Тема насилия над женщиной неоднократно возникала в творчестве Акиры Куросавы, чей фильм лег в основу сценической истории Сергея Чехова: в «Расёмоне» (кинокартине, снятой по мотивам одноименного произведения Рюноскэ Акутагавы)  преступление против женской чести становится отправной точкой для развития детективного сюжета о поиске виновных, а в «Семи самураях» перед зрителем в какой-то момент открывается правда о судьбе жительницы деревни, похищенной преступниками – вынужденная стать наложницей у своих похитителей, она предпочитает смерть спасению. Эта мысль в «Семи самураях» выводится на первый план, занимая едва ли не большую часть спектакля. 

Сергей Чехов создает на сцене символическое пространство, насквозь пропитанное мифологией, а также идеями правовой несправедливости. Эта мысль здесь, кажется, очень точно и полно выражается в очертаниях слепцов-мужчин и воинов-женщин, чей облик – кожа и волосы – словно итог того, как двое незрячих восстанавливают в памяти изображение человека с помощью своего преступного (в контексте кино-высказывания Куросавы) прикосновения. Прикосновения, которому в истории Чехова так и не суждено случиться.

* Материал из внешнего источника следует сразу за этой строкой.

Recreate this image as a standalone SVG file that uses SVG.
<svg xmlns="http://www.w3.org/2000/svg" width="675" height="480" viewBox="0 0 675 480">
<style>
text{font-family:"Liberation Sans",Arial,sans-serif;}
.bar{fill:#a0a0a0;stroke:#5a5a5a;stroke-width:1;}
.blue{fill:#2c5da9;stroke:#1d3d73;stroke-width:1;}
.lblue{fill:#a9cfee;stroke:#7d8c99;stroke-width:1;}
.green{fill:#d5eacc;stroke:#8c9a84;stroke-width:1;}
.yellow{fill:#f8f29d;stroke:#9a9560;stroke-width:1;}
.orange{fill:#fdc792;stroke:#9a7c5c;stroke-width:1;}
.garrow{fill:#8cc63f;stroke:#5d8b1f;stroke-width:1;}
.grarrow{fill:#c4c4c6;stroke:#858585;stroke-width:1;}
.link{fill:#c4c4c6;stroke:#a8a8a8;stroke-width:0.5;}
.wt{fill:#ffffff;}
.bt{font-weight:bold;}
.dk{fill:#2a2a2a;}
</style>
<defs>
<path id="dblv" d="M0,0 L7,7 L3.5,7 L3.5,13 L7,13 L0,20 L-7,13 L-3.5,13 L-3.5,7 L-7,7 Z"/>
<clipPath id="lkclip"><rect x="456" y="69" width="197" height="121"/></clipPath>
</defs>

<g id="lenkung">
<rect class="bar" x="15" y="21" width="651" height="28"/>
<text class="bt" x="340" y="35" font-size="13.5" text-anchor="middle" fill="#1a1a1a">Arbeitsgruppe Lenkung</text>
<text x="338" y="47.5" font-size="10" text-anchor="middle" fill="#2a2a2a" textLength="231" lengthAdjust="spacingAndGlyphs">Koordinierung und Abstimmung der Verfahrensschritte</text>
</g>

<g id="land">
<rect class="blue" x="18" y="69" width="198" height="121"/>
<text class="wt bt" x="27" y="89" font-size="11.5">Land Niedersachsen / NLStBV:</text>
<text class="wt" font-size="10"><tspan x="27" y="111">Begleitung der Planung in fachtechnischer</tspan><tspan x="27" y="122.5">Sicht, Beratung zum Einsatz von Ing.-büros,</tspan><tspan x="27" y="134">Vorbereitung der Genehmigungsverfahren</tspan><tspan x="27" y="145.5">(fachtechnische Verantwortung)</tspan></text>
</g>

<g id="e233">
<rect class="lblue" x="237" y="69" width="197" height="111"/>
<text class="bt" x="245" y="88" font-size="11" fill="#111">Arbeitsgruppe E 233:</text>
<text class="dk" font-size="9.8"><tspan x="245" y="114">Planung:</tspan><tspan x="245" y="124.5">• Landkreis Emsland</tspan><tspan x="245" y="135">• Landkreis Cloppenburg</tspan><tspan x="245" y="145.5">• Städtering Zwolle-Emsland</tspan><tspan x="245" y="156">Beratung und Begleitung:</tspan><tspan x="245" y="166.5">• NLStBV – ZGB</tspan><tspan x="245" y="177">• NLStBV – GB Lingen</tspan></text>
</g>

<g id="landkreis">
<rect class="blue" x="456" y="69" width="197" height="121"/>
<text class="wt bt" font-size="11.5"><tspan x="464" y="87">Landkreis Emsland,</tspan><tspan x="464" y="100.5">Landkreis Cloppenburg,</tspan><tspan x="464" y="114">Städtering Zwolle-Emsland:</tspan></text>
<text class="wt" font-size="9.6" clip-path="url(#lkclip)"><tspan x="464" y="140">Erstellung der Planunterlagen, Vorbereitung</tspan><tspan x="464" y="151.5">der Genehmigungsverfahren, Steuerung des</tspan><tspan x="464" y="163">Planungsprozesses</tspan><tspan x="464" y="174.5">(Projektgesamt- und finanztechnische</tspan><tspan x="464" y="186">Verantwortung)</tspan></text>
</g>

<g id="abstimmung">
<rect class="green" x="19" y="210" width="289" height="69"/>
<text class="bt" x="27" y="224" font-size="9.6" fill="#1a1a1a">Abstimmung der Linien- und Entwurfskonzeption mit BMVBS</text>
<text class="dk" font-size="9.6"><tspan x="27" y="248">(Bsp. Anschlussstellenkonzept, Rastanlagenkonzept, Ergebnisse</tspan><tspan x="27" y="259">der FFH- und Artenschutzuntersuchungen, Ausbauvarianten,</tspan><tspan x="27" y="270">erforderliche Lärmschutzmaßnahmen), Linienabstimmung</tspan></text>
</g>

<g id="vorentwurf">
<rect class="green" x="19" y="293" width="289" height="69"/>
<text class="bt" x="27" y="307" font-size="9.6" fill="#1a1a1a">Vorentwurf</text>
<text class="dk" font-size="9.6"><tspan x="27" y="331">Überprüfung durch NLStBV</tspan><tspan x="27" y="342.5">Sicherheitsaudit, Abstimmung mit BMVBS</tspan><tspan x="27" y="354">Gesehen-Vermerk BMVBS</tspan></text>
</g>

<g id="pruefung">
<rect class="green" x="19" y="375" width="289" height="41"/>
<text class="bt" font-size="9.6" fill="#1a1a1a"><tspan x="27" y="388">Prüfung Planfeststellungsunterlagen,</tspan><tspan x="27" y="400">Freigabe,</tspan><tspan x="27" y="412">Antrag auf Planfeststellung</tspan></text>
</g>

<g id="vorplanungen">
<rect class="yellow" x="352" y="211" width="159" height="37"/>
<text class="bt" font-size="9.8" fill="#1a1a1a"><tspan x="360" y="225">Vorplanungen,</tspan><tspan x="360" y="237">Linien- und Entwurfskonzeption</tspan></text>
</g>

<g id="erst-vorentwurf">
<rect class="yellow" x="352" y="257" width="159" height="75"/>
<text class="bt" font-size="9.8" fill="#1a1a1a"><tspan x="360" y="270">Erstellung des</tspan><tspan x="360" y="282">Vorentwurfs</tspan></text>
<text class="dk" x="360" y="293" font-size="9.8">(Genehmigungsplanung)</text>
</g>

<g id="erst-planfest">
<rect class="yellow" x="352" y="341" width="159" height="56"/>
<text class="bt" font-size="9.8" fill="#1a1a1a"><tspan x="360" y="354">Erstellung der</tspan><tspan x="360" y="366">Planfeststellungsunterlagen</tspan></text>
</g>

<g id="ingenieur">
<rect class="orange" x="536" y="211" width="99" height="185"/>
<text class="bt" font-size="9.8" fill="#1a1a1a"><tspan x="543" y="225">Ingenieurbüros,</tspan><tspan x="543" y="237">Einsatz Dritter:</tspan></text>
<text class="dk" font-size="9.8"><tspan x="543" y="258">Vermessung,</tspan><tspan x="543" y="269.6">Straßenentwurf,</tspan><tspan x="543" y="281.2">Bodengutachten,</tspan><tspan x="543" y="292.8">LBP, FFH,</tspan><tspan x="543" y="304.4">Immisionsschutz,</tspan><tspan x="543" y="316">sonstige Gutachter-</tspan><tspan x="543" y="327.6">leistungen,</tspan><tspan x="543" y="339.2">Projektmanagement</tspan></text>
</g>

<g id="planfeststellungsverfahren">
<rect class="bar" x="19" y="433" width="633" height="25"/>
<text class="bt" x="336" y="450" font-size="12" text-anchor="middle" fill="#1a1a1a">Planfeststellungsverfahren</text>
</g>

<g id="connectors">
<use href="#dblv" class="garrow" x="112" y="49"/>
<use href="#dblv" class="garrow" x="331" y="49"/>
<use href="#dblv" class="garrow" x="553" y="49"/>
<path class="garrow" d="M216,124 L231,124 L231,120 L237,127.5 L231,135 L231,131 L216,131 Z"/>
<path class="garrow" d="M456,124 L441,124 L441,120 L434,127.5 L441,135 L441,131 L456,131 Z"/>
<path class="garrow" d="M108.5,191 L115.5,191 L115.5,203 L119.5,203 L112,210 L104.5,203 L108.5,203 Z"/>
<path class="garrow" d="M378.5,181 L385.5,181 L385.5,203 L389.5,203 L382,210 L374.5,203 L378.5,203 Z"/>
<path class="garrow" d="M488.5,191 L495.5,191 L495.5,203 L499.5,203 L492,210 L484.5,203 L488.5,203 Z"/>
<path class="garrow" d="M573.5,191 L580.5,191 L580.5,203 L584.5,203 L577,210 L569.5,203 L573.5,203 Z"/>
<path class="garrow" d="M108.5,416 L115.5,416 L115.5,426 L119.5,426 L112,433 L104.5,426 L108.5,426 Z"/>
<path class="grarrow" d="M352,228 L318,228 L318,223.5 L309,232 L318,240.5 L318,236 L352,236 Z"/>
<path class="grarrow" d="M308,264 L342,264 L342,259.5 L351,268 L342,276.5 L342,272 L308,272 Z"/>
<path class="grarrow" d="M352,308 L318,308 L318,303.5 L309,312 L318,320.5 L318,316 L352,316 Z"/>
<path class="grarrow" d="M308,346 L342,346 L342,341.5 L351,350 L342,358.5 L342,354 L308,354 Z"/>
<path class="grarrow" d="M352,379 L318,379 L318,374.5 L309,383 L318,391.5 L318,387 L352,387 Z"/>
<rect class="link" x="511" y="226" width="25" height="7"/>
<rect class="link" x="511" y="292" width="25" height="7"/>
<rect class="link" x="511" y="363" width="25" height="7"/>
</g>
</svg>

Японская мифология изобилует образами мистических существ, просачивающихся в мир живых благодаря силе своей невоплощенной мести. Эхо азиатского бестиария в «Семи самураях» заметно так же явно: внешний вид актрис, повествующих о случившемся в их жизни насилии, во многом становится рифмой к тому, какими в азиатских легендах предстают призраки «юрэй» – погибшая женщина, чье лицо наполовину скрыто длинными спадающими волосами, является грешнику, движимая желанием возмездия.

Однако, уходящий своими корнями в японский минимализм, монохромный мир света и тени, силы и насилия, созданный на сцене командой авторов спектакля, временами оказывается непреодолимо далек от исполнителей. Актерский ансамбль делится на существующих здесь и сейчас, обнаженных в искренности своих переживаний, и тех, кто закрыт от зрителя тяжелым занавесом более привычного метода. «Семь самураев» в своем визуальном великолепии становятся декоративным орудием, которое только издалека свидетельствует о битве – такой желанной и необходимой для участников и наблюдателей, жаждущих найти ключ не только для социальной проблематики спектакля (феминистская повестка и проблема абьюзивной связи в звучащих текстах – самый громкий аккорд), но и для незнакомого мира восточной культуры. Японские этнические мотивы расслаиваются на протяжные вокализы и эклектичные возгласы, а боевые жесты самураев зачастую оказываются сглажены отсутствием воинской решимости.

Спектакль заканчивается, актрисы, облачившись в темные одеяния с прорезью в области живота – символ добровольной смерти от ножа – покидают сцену, а зритель остается в пространстве угасающих нот, вместе с двумя слепцами лелея надежду разглядеть внутри синтетического тумана дым-машин историю об искусстве войны и страхе жизни.